Dans le cas où une prise de décision est nécessaire, il faut garder en tête qu’il n’existe ni bonne ni mauvaise décision, comme le rappelle Ed Batista, professeur à la Graduate School of Business de l’université Stanford dans un article de la Harvard Business Review. « Se contenter de sélectionner la « meilleure » option ne garantit pas que les choses vont bien tourner à long terme, tout comme opter pour un choix moins optimal ne nous condamne pas à l’échec ou au malheur. C’est ce qui se produit par la suite (dans les prochains jours, mois et années) qui détermine en fin de compte si une décision donnée était « bonne », explique le coach.

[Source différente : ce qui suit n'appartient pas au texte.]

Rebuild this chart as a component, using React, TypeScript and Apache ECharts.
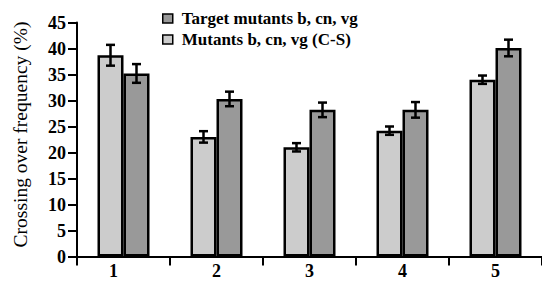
import React, { useEffect, useRef } from "react";
import * as echarts from "echarts";

const categories = ["1", "2", "3", "4", "5"];
const seriesNames = ["Mutants b, cn, vg (C-S)", "Target mutants b, cn, vg"];
const mutantsCS = [38.7, 23.0, 21.0, 24.2, 34.0];
const mutantsCSErr = [2.0, 1.1, 0.8, 0.8, 0.8];
const target = [35.2, 30.3, 28.2, 28.2, 40.1];
const targetErr = [1.8, 1.4, 1.4, 1.5, 1.6];
const yTicks = [0, 45, 5];

const BAR_W = 26;
const FONT = "serif";

export default function App() {
  const ref = useRef<HTMLDivElement>(null);
  useEffect(() => {
    if (!ref.current) return;
    const chart = echarts.init(ref.current, null, { renderer: "svg" });

    const errRender = (offsetSign: number, means: number[], errs: number[]) =>
      (params: any, api: any) => {
        const i = api.value(0);
        const m = means[i];
        const e = errs[i];
        const c = api.coord([i, m]);
        const x = c[0] + offsetSign * (BAR_W / 2);
        const top = api.coord([i, m + e])[1];
        const bot = api.coord([i, m - e])[1];
        const cap = 4.5;
        const st = { stroke: "#000", lineWidth: 2.5, fill: "none" };
        return {
          type: "group",
          children: [
            { type: "line", shape: { x1: x, y1: top, x2: x, y2: bot }, style: st },
            { type: "line", shape: { x1: x - cap, y1: top, x2: x + cap, y2: top }, style: st },
            { type: "line", shape: { x1: x - cap, y1: bot, x2: x + cap, y2: bot }, style: st },
          ],
        };
      };

    chart.setOption({
      animation: false,
      textStyle: { fontFamily: FONT },
      grid: { left: 77, top: 22.5, width: 470, bottom: 25.5, containLabel: false },
      legend: {
        data: [seriesNames[1], seriesNames[0]],
        orient: "vertical",
        left: 157,
        top: 5,
        itemWidth: 10,
        itemHeight: 9,
        itemGap: 4,
        icon: "rect",
        itemStyle: { borderWidth: 1.5, borderColor: "#000" },
        textStyle: {
          fontFamily: FONT,
          fontSize: 17,
          fontWeight: "bold",
          color: "#000",
          padding: [0, 0, 0, 4],
        },
      },
      xAxis: {
        type: "category",
        data: categories,
        axisLine: { lineStyle: { color: "#000", width: 2 } },
        axisTick: { show: true, length: 9, lineStyle: { color: "#000", width: 2 } },
        axisLabel: {
          margin: 5,
          fontFamily: FONT,
          fontSize: 18,
          fontWeight: "bold",
          color: "#000",
          formatter: (v: string, idx: number) => (idx === 0 ? "{a|" + v + "}" : v),
          rich: {
            a: {
              fontFamily: FONT,
              fontSize: 18,
              fontWeight: "bold",
              color: "#000",
              padding: [0, 20, 0, 0],
            },
          },
        },
      },
      yAxis: {
        type: "value",
        min: yTicks[0],
        max: yTicks[1],
        interval: yTicks[2],
        name: "Crossing over frequency (%)",
        nameLocation: "middle",
        nameGap: 47,
        nameTextStyle: { fontFamily: FONT, fontSize: 19.5, color: "#000", padding: [0, 0, 0, 10] },
        splitLine: { show: false },
        axisLine: { show: true, lineStyle: { color: "#000", width: 2 } },
        axisTick: { show: true, length: 9, lineStyle: { color: "#000", width: 2 } },
        axisLabel: {
          margin: 11,
          fontFamily: FONT,
          fontSize: 18,
          fontWeight: "bold",
          color: "#000",
        },
      },
      series: [
        {
          name: seriesNames[0],
          type: "bar",
          data: mutantsCS,
          barWidth: BAR_W,
          barGap: "0%",
          itemStyle: { color: "#cccccc", borderColor: "#000", borderWidth: 2.5 },
        },
        {
          name: seriesNames[1],
          type: "bar",
          data: target,
          barWidth: BAR_W,
          barGap: "0%",
          itemStyle: { color: "#999999", borderColor: "#000", borderWidth: 2.5 },
        },
        {
          type: "custom",
          renderItem: errRender(-1, mutantsCS, mutantsCSErr),
          data: categories.map((_, i) => [i]),
          encode: { x: 0 },
          z: 10,
          silent: true,
        },
        {
          type: "custom",
          renderItem: errRender(1, target, targetErr),
          data: categories.map((_, i) => [i]),
          encode: { x: 0 },
          z: 10,
          silent: true,
        },
      ],
    });
    return () => chart.dispose();
  }, []);
  return <div ref={ref} style={{ width: 542, height: 282, position: "absolute", left: 0, top: 0 }} />;
}
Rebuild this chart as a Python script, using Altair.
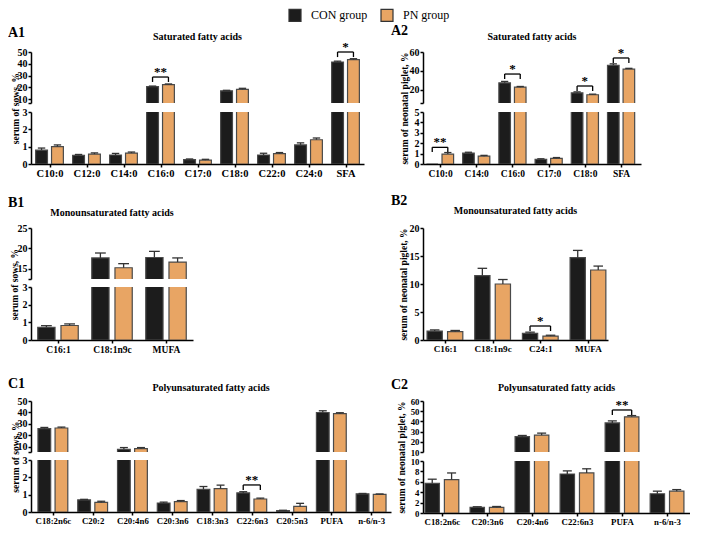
import altair as alt
import pandas as pd

FONT = "Liberation Serif"
GROUPS = ["CON group", "PN group"]
COLORS = ["#1c1c1c", "#E8A564"]
EDGE = "#4a4a4a"
ERR = "#333333"

# ---------------- data ----------------
A1_cats = ["C10:0", "C12:0", "C14:0", "C16:0", "C17:0", "C18:0", "C22:0", "C24:0", "SFA"]
A1_con = [0.80, 0.50, 0.52, 20.5, 0.25, 17.0, 0.52, 1.10, 41.5]
A1_con_err = [0.12, 0.05, 0.09, 0.5, 0.04, 0.4, 0.10, 0.12, 0.7]
A1_pn = [1.00, 0.57, 0.63, 22.3, 0.22, 18.2, 0.60, 1.40, 43.5]
A1_pn_err = [0.10, 0.07, 0.06, 0.5, 0.05, 0.9, 0.06, 0.10, 0.8]
A1_sig = [(3, 28.7, 24.5, "**", "upper"), (8, 50.0, 45.7, "*", "upper")]

A2_cats = ["C10:0", "C14:0", "C16:0", "C17:0", "C18:0", "SFA"]
A2_con = [0.0, 1.05, 27.5, 0.45, 17.0, 46.0]
A2_con_err = [0.0, 0.08, 1.5, 0.05, 1.0, 1.5]
A2_pn = [0.95, 0.75, 23.0, 0.55, 15.0, 42.0]
A2_pn_err = [0.15, 0.08, 0.7, 0.07, 0.6, 0.8]
A2_sig = [(0, 1.6, 1.15, "**", "lower"), (2, 36.8, 31.6, "*", "upper"),
          (4, 24.2, 19.0, "*", "upper"), (5, 53.7, 48.4, "*", "upper")]

B1_cats = ["C16:1", "C18:1n9c", "MUFA"]
B1_con = [0.72, 17.7, 17.8]
B1_con_err = [0.09, 1.2, 1.5]
B1_pn = [0.82, 15.3, 16.7]
B1_pn_err = [0.09, 1.0, 1.0]
B1_sig = []

B2_cats = ["C16:1", "C18:1n9c", "C24:1", "MUFA"]
B2_con = [1.6, 11.5, 1.2, 14.7]
B2_con_err = [0.2, 1.3, 0.2, 1.3]
B2_pn = [1.5, 10.0, 0.7, 12.5]
B2_pn_err = [0.2, 0.8, 0.15, 0.7]
B2_sig = [(2, 2.5, 1.6, "*", "single")]

C1_cats = ["C18:2n6c", "C20:2", "C20:4n6", "C20:3n6", "C18:3n3", "C22:6n3", "C20:5n3", "PUFA", "n-6/n-3"]
C1_con = [26.0, 0.70, 8.0, 0.52, 1.30, 1.10, 0.08, 40.0, 1.05]
C1_con_err = [1.0, 0.03, 1.5, 0.05, 0.17, 0.07, 0.02, 1.5, 0.02]
C1_pn = [26.5, 0.55, 8.5, 0.60, 1.35, 0.75, 0.32, 39.0, 1.02]
C1_pn_err = [0.8, 0.07, 1.0, 0.06, 0.20, 0.05, 0.18, 0.8, 0.02]
C1_sig = [(5, 1.56, 1.27, "**", "lower")]

C2_cats = ["C18:2n6c", "C20:3n6", "C20:4n6", "C22:6n3", "PUFA", "n-6/n-3"]
C2_con = [5.7, 1.1, 25.0, 7.5, 38.5, 3.7]
C2_con_err = [0.8, 0.1, 1.2, 0.6, 2.0, 0.5]
C2_pn = [6.4, 1.1, 26.5, 7.7, 44.5, 4.2]
C2_pn_err = [1.3, 0.15, 2.0, 0.8, 1.2, 0.3]
C2_sig = [(4, 51.2, 46.3, "**", "upper")]

# ---------------- helpers ----------------
OFF = 0.215
HALF = 0.16
CAP = 0.1

FILL = alt.Fill(
    "group:N",
    scale=alt.Scale(domain=GROUPS, range=COLORS),
    legend=alt.Legend(title=None, orient="none", legendX=257, legendY=-44,
                      direction="horizontal", symbolType="square", symbolSize=144,
                      symbolStrokeColor="#333333", symbolStrokeWidth=1.2,
                      symbolOpacity=1, labelFont=FONT, labelFontSize=12,
                      labelColor="black", labelOffset=9, columnPadding=10, padding=0),
)


def bar_table(cats, con, con_err, pn, pn_err):
    rows = []
    for i, c in enumerate(cats):
        for g, vals, errs, s in ((GROUPS[0], con, con_err, -1), (GROUPS[1], pn, pn_err, 1)):
            pos = i + s * OFF
            rows.append(dict(cat=c, group=g, value=vals[i], err=errs[i], top=vals[i] + errs[i],
                             pos=pos, x1=pos - HALF, x2=pos + HALF, c1=pos - CAP, c2=pos + CAP))
    return pd.DataFrame(rows)


def sig_tables(sig):
    rules, stars = [], []
    for (i, y, drop, lab, seg) in sig:
        a, b = i - OFF, i + OFF
        rules += [dict(seg=seg, x=a, x2=b, y=y, y2=y),
                  dict(seg=seg, x=a, x2=a, y=y, y2=drop),
                  dict(seg=seg, x=b, x2=b, y=y, y2=drop)]
        stars.append(dict(seg=seg, x=i, y=y, label=lab))
    return pd.DataFrame(rules), pd.DataFrame(stars)


def segment(df, rdf, sdf, seg, cats, xdom, width, ydom, yvals, minlab, height, show_x,
            xfont=10, yfont=10, ytitle=None, ytitle_x=-17, ytitle_y=None, title=None,
            title_dy=-12, label=None, label_dx=-23, label_dy=-15):
    xs = alt.Scale(domain=xdom, nice=False, zero=False)
    ys = alt.Scale(domain=ydom, nice=False, zero=False)
    names = "[" + ",".join("'" + c + "'" for c in cats) + "]"
    if show_x:
        xaxis = alt.Axis(values=list(range(len(cats))), labelExpr=names + "[datum.value]",
                         title=None, tickSize=3, labelAngle=0, labelPadding=1,
                         labelFontSize=xfont)
    else:
        xaxis = None
    yargs = dict(values=yvals, labelExpr="datum.value < %s ? '' : datum.label" % minlab,
                 labelFontSize=yfont)
    if ytitle:
        yargs.update(title=ytitle, titleX=ytitle_x, titleBaseline="middle", titleAngle=270)
        if ytitle_y is not None:
            yargs.update(titleY=ytitle_y)
    else:
        yargs.update(title=None)
    yaxis = alt.Axis(**yargs)

    def X(f):
        return alt.X(f + ":Q", scale=xs, axis=xaxis)

    def Y(f):
        return alt.Y(f + ":Q", scale=ys, axis=yaxis)

    layers = []
    layers.append(alt.Chart(df).mark_bar(clip=True, stroke=EDGE, strokeWidth=1.2).encode(
        x=X("x1"), x2=alt.X2("x2"), y=Y("value"), y2=alt.datum(0), fill=FILL))
    layers.append(alt.Chart(df).transform_filter("datum.err > 0").mark_rule(
        clip=True, color=ERR, strokeWidth=1.3).encode(x=X("pos"), y=Y("value"), y2=alt.Y2("top")))
    layers.append(alt.Chart(df).transform_filter("datum.err > 0").mark_rule(
        clip=True, color=ERR, strokeWidth=1.3).encode(x=X("c1"), x2=alt.X2("c2"), y=Y("top")))
    if len(rdf) and (rdf["seg"] == seg).any():
        r = rdf[rdf["seg"] == seg]
        s = sdf[sdf["seg"] == seg]
        layers.append(alt.Chart(r).mark_rule(color="black", strokeWidth=1.3).encode(
            x=X("x"), x2=alt.X2("x2"), y=Y("y"), y2=alt.Y2("y2")))
        layers.append(alt.Chart(s).mark_text(font=FONT, fontSize=13, fontWeight="bold",
                                             baseline="alphabetic", dy=-1, color="black").encode(
            x=X("x"), y=Y("y"), text="label:N"))
    if label:
        layers.append(alt.Chart(pd.DataFrame({"t": [label]})).mark_text(
            align="left", baseline="alphabetic", font=FONT, fontSize=14, fontWeight="bold",
            color="black").encode(x=alt.value(label_dx), y=alt.value(label_dy), text="t:N"))
    if title:
        layers.append(alt.Chart(pd.DataFrame({"t": [title]})).mark_text(
            align="center", baseline="alphabetic", font=FONT, fontSize=10, fontWeight="bold",
            color="black").encode(x=alt.value(width / 2), y=alt.value(title_dy), text="t:N"))
    return alt.layer(*layers).properties(width=width, height=height)


def spacer(h):
    return alt.Chart(pd.DataFrame({"s": [0]})).mark_point(opacity=0).encode(
        x=alt.value(0), y=alt.value(0)).properties(width=1, height=h)


def broken_panel(cats, con, con_err, pn, pn_err, sig, xdom, width, xfont, ytitle, ytitle_x,
                 title, title_dy, label, label_dx, label_dy,
                 up_dom, up_vals, up_min, lo_dom, lo_vals, U, G, L, yfont=10):
    df = bar_table(cats, con, con_err, pn, pn_err)
    rdf, sdf = sig_tables(sig)
    upper = segment(df, rdf, sdf, "upper", cats, xdom, width, up_dom, up_vals, up_min, U, False,
                    yfont=yfont, title=title, title_dy=title_dy, label=label,
                    label_dx=label_dx, label_dy=label_dy)
    lower = segment(df, rdf, sdf, "lower", cats, xdom, width, lo_dom, lo_vals, lo_dom[0], L, True,
                    xfont=xfont, yfont=yfont, ytitle=ytitle, ytitle_x=ytitle_x,
                    ytitle_y=(L - U - G) / 2)
    return [upper, spacer(G), lower]


SOW = "serum of sows, %"
PIG = "serum of neonatal piglet, %"

A1 = broken_panel(A1_cats, A1_con, A1_con_err, A1_pn, A1_pn_err, A1_sig, [-0.5, 8.5], 333, 10.5,
                  SOW, -16, "Saturated fatty acids", -12, "A1", -23, -15,
                  [6.6, 50], [6.6, 10, 20, 30, 40, 50], 10, [0, 3], [0, 1, 2, 3], 51, 9, 52)
A2 = broken_panel(A2_cats, A2_con, A2_con_err, A2_pn, A2_pn_err, A2_sig, [-0.47, 5.55], 218, 9.5,
                  PIG, -19, "Saturated fatty acids", -12, "A2", -32, -17,
                  [6.3, 60], [6.3, 20, 40, 60], 20, [0, 5], [0, 1, 2, 3, 4, 5], 51, 9, 52)
B1 = broken_panel(B1_cats, B1_con, B1_con_err, B1_pn, B1_pn_err, B1_sig, [-0.5, 2.5], 162, 9.5,
                  SOW, -17, "Monounsaturated fatty acids", -12, "B1", -23, -21,
                  [12.56, 25], [12.56, 15, 20, 25], 15, [0, 3], [0, 1, 2, 3], 51, 8, 53)

B2_df = bar_table(B2_cats, B2_con, B2_con_err, B2_pn, B2_pn_err)
B2_r, B2_s = sig_tables(B2_sig)
B2 = segment(B2_df, B2_r, B2_s, "single", B2_cats, [-0.46, 3.42], 185, [0, 20],
             [0, 5, 10, 15, 20], 0, 112, True, xfont=9.2, ytitle=PIG, ytitle_x=-20,
             title="Monounsaturated fatty acids", title_dy=-14, label="B2",
             label_dx=-32, label_dy=-23)

C1 = broken_panel(C1_cats, C1_con, C1_con_err, C1_pn, C1_pn_err, C1_sig, [-0.55, 8.5], 360, 8.8,
                  SOW, -16, "Polyunsaturated fatty acids", -10, "C1", -23, -13,
                  [5.65, 50], [5.65, 10, 20, 30, 40, 50], 10, [0, 3], [0, 1, 2, 3], 51, 8, 52)
C2 = broken_panel(C2_cats, C2_con, C2_con_err, C2_pn, C2_pn_err, C2_sig, [-0.42, 5.51], 267, 8.8,
                  PIG, -22, "Polyunsaturated fatty acids", -10, "C2", -32, -12,
                  [10, 60], [10, 20, 30, 40, 50, 60], 10, [0, 10], [0, 2, 4, 6, 8, 10], 51, 9, 52,
                  yfont=8.8)

col1 = alt.vconcat(*(A1 + [spacer(64)] + B1 + [spacer(61)] + C1), spacing=0, bounds="flush")
col2 = alt.vconcat(*(A2 + [spacer(64), B2, spacer(61)] + C2), spacing=0, bounds="flush")
chart = alt.hconcat(col1, col2, spacing=0).resolve_scale(fill="shared")

chart = chart.properties(padding=0).configure_view(stroke=None).configure_axis(
    labelFont=FONT, labelFontWeight="bold", labelFontSize=10, labelColor="black",
    titleFont=FONT, titleFontWeight="bold", titleFontSize=9.5, titleColor="black",
    domainColor="black", domainWidth=1.5, tickColor="black", tickWidth=1.5, tickSize=3,
    labelPadding=1, grid=False,
)

chart.save("out.html", embed_options={"renderer": "svg", "actions": False})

Ainsi, quand on se sent embarqué dans une question qui ne mérite pas qu’on lui accorde autant de temps, une bonne option est de se demander si le résultat a vraiment beaucoup d’importance. Est-ce que la décision que l’on a prise par rapport à ce sujet aura encore une importance d’ici quelques années ? Implique-t-elle un changement irréversible ? Il y a-t-il de grands enjeux derrière cette décision ? Si la réponse est non, vous savez que vous n’avez pas y accorder plus de temps que cela. Pour Ed Battista, mieux vaut se concentrer sur l’effort que l’on produira une fois la décision prise afin que notre choix se révèle être le bon, plutôt que sur la décision elle-même. Ainsi, pour reprendre l’exemple de la réunion, plutôt que de se torturer les méninges à savoir à quelle heure vous devez fixer cette réunion, mieux vaut la fixer une bonne fois pour toutes, et ensuite la préparer au mieux pour qu’elle se déroule dans les meilleures conditions, quel que soit l’horaire choisi.

Si les sujets futiles nous prennent du temps, c’est donc bien souvent parce qu’on choisit de leur accorder trop d’importance. Relativiser, se fixer des deadlines et se faire confiance sont les meilleurs moyen de ne pas passer trop de temps à réfléchir à des questions qui n’en valent pas la peine. Comme le fait de choisir cette veste bleue, par exemple.